だからって、自殺肯定するっていうのも極端な気がします。
人格改造マニュアルにあるように、鶴見氏自体は覚醒剤に手を出してまで、必死に生きようとしています。
もし、仮に多くの人を殺した罪で死刑を受け、絞首刑になった場合、首吊りで楽に死ねるなんてラッキーなんて思わずに、きっと必死に抵抗するでしょう。
鶴見氏憎しと言えとも、彼にも生きている意味はあると言えることが素晴らしいと思います。
実際、完全の本のせいで息子や彼女が死んで、殺してやろうと思ったと言う話しはちらほら聞きます。
変な話しだけど、他人を自殺されることで必死に自分を守っていた、生きようとしていたんじゃないのかな?と思います。
軽い表現で死をばかにしてながら、お前なんて怖くないんだぞと強がって。
でも、偽善を装って心が弱っている人達を死に導いたことの罪はとても重いです。
今でも、なおこの本での犠牲者は出ています。
本からネットになったかもしれませんが、同じ事です。
学生運動やオウム真理教が人殺しをしているにも関わらずに自分達を正義の側にいると思っているように、鶴見氏にとってはこの本は正義なのかもしれません。

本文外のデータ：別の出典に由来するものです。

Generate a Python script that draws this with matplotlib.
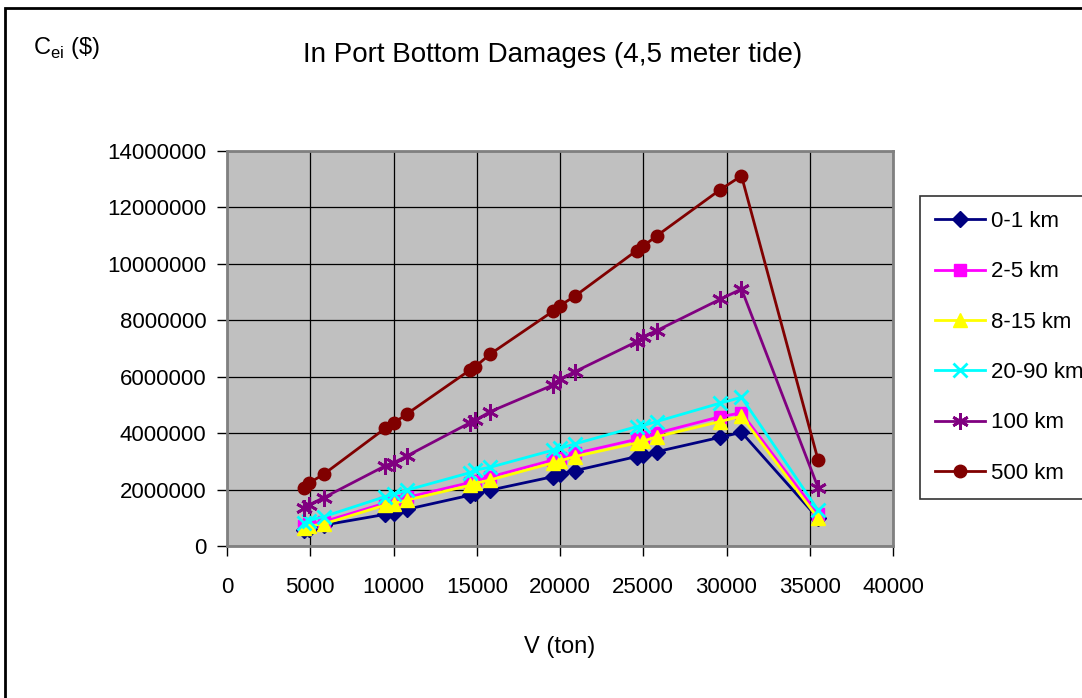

しかし、大義のために大勢の人を非情に虐殺しておいたのに、みんな自分の命が惜しいという感情は持っていることこそが、命の重さではないでしょうか?
私は、死刑は反対です。
社会のルールを守らないやつは殺してしまおうと言うのでは、何も解決しない。
生きて命の重さを実感出来るようになればいいと思うのですが、考え方が甘いでしょうか?
長く日記のようになってしまって、すいません。
精神障害があって、うまくまとめられなかったのですが、書く事で気持ちが落ち着きました。
私も何とか生きれるように頑張っていこうと思います。
鶴見氏に関し、精神障害云々と書いたのは少し失礼してしまったかと思います。ご不快にさせてしまったらすみませんでした。自殺が簡単にできるものではないというのもまったくそのとおりです。手段の簡単さと、事態の重大さは全く別です。その点で、鶴見氏は何と軽々しく書いていることか。
彼のその後は全く知りませんが、いまだ書いてられるようなことを言っているとすれば、心の深いところで病気の人物なのだと思います。
彼が当時「自殺」をダシにして自己顕示を行っていたのは間違いないと思います。そして明らかにニヒリズムをクールでかっこいいものと書いています。それが彼にとっての「真実」というわけですが、そのために多くの人が死んでいるという、その点がまさに罪なのだと思います。そんなニヒリズムは前前世紀の科学に基づく世界観にすぎないとわかれば、決してかっこいいものではないどころかあまりにも古くさいのですが、彼はそのことに全く気づいていません。
いただいたコメントについては、後日時間のある際に書いてみたいと思います。今後ともよろしくお願いいたします。